First of all, the “four straight blown saves” is overstating the case. It was two games last year and two games this year, and drawing a line connecting to the two is horribly misleading. Moreover, Rivera hadn’t even pitched poorly until yesterday. Let’s look at the:games:

  • 10/17/04: Rivera allows two singles and two walks in two innings of ALCS Game Four. The hit by Bill Mueller that tied the game was clean, but certainly not roped. Rivera also managed to pitch around an error in the ninth inning, retiring MVP candidate David Ortiz with the game on the line. Had the Yankees converted a leadoff baserunner into a run in any of the last three innings, the series would have ended here.
  • 10/18/04: I’ve written about this before, but dinging Rivera with a “blown save” in this situation doesn’t remotely reflect his performance. He came in with the tying run on third, another guy on first, no one out. The Yankees were playing the infield back. Rivera faced seven batters and retired six, the other reaching on an infield hit. The “blown save” designation comes from the fact that the first out he got was on a fly ball that was deep enough to score the tying run. He pitched wonderfully, and lumping this in as a failure ignores the difficulty of the situation into which he entered.
  • 4/5/05: Rivera makes one bad pitch, leaving a 1-2 cutter to Varitek over the plate. The resulting home run ties the game, which would be untied in the bottom of the ninth by Derek Jeter.
  • 4/6/05: The only game of these four in which Rivera pitched poorly, he looked like he was having trouble with his command and his mechanics. He got just two swinging strikes in the inning. With all that, if Alex Rodriguez makes a play on a routine ground ball, the game might have ended with Rivera shaking hands on the mound. At worst, if Rodriguez gets one out on the Manny Ramirez ground ball, Rivera leaves with a tie.

    Neither of those things happened, and Rivera went on to allow four additional runs.

Look at those summaries.
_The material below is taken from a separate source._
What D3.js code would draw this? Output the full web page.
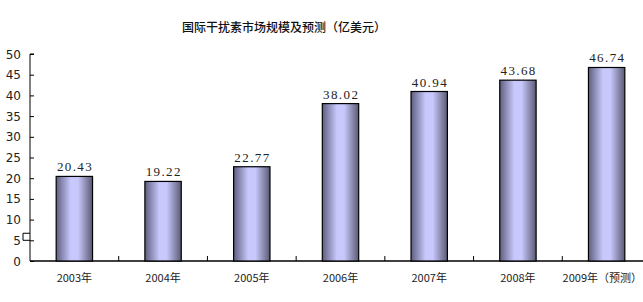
<!DOCTYPE html>
<html lang="zh">
<head>
  <meta charset="UTF-8">
  <title>国际干扰素市场规模及预测</title>
  <script src="https://d3js.org/d3.v7.min.js"></script>
  <style>
    body { margin: 0; background: #fff; }
    svg { display: block; }
  </style>
</head>
<body>
  <svg width="643" height="302"></svg>
  <script>
    const years = ["2003年", "2004年", "2005年", "2006年", "2007年", "2008年", "2009年（预测）"];
    const values = [20.43, 19.22, 22.77, 38.02, 40.94, 43.68, 46.74];
    const yTicks = [0, 5, 10, 15, 20, 25, 30, 35, 40, 45, 50];

    const svg = d3.select("svg");
    const plotLeft = 30, plotRight = 651, plotTop = 54, plotBottom = 261;

    const x = d3.scaleBand().domain(years).range([plotLeft, plotRight]).paddingInner(0).paddingOuter(0);
    const y = d3.scaleLinear().domain([0, 50]).range([plotBottom, plotTop]);

    // bar gradient: dark edges, light centre
    const grad = svg.append("defs").append("linearGradient")
      .attr("id", "barGrad").attr("x1", "0%").attr("x2", "100%");
    grad.append("stop").attr("offset", "0%").attr("stop-color", "#5e5e80");
    grad.append("stop").attr("offset", "40%").attr("stop-color", "#c8c8fc");
    grad.append("stop").attr("offset", "60%").attr("stop-color", "#c8c8fc");
    grad.append("stop").attr("offset", "100%").attr("stop-color", "#5a5a74");

    // title
    svg.append("text")
      .attr("x", 284).attr("y", 32)
      .attr("text-anchor", "middle")
      .attr("font-family", "'Noto Sans CJK SC', sans-serif")
      .attr("font-size", "12px")
      .attr("font-weight", 500)
      .attr("fill", "#111")
      .text("国际干扰素市场规模及预测（亿美元）");

    // y axis
    const yAxis = d3.axisRight(y).tickValues(yTicks).tickSize(4).tickFormat("");
    const gy = svg.append("g").attr("transform", `translate(${plotLeft},0)`).call(yAxis);
    gy.select(".domain").attr("stroke", "#000").attr("d", `M4,${plotTop}H0V${plotBottom}`);
    gy.selectAll(".tick line").attr("stroke", "#000");

    svg.append("g").selectAll("text").data(yTicks).join("text")
      .attr("x", 21).attr("y", d => y(d) + 4.5)
      .attr("text-anchor", "end")
      .attr("font-family", "'DejaVu Sans', sans-serif")
      .attr("font-size", "12px")
      .attr("fill", "#222")
      .text(d => d);

    // small marker box near 5
    svg.append("path")
      .attr("d", `M${plotLeft},${y(6.7)}H${plotLeft - 7}V${y(5)}H${plotLeft}`)
      .attr("fill", "none").attr("stroke", "#000");

    // x axis
    const xAxis = d3.axisBottom(x).tickSize(0).tickFormat("");
    const gx = svg.append("g").attr("transform", `translate(0,${plotBottom})`).call(xAxis);
    gx.select(".domain").attr("stroke", "#000").attr("stroke-width", 1.3).attr("d", `M${plotLeft},0H${plotRight}`);
    svg.append("g").selectAll("line").data(years.slice(1)).join("line")
      .attr("x1", d => x(d)).attr("x2", d => x(d))
      .attr("y1", plotBottom).attr("y2", plotBottom - 5)
      .attr("stroke", "#000");

    const last = years[years.length - 1];
    svg.append("g").selectAll("text").data(years).join("text")
      .attr("x", d => d === last ? 642 : x(d) + x.bandwidth() / 2)
      .attr("y", 282)
      .attr("text-anchor", d => d === last ? "end" : "middle")
      .attr("font-family", "'Noto Sans CJK SC', sans-serif")
      .attr("font-size", "11px")
      .attr("fill", "#222")
      .text(d => d);

    // bars
    const bw = x.bandwidth() * 0.41;
    svg.append("g").selectAll("rect").data(values).join("rect")
      .attr("x", (d, i) => x(years[i]) + x.bandwidth() / 2 - bw / 2)
      .attr("y", d => y(d))
      .attr("width", bw)
      .attr("height", d => plotBottom - y(d))
      .attr("fill", "url(#barGrad)")
      .attr("stroke", "#000")
      .attr("stroke-width", 1.2);

    // value labels
    svg.append("g").selectAll("text").data(values).join("text")
      .attr("x", (d, i) => x(years[i]) + x.bandwidth() / 2 + 0.7)
      .attr("y", d => y(d) - 5)
      .attr("text-anchor", "middle")
      .attr("font-family", "'Liberation Serif', serif")
      .attr("font-size", "13px")
      .attr("letter-spacing", "1.4px")
      .attr("fill", "#222")
      .text(d => d.toFixed(2));
  </script>
</body>
</html>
Save yesterday’s outing, Rivera hadn’t pitched poorly, and in fact, had pitched very well in at least one of the games, blown save or no. The common thread isn’t failure by Rivera; it’s that the Yankees asked him to protect four one-run leads. Certainly in the ALCS, the Yankees’ failure to capitalize on late-game situations was as much a factor in their losses as anything Rivera did.

That’s not to say Rivera is 100%. Whether his elbow is still bothering him, or just the lack of work he got in spring training because of the elbow, he clearly wasn’t the same in the second of back-to-back games. He’s not done so much as he’s still in the third week of spring training, trying to get himself into game shape. That’s a much more plausible explanation that inferring, from two outings, that the Cyborg Reliever has suddenly lost his power pack.

Rivera may need to be kept out of back-to-back games for a little while, or even be put on the DL for two weeks so he can work through a possible tired-arm phase, or let the bursitis heal completely. He hasn’t lost his skills, and the Red Sox don’t have any special ability to beat him that goes beyond their having a very good offense. The games last October don’t have any relationship to the games this spring, either. Handled well, Rivera will be fine.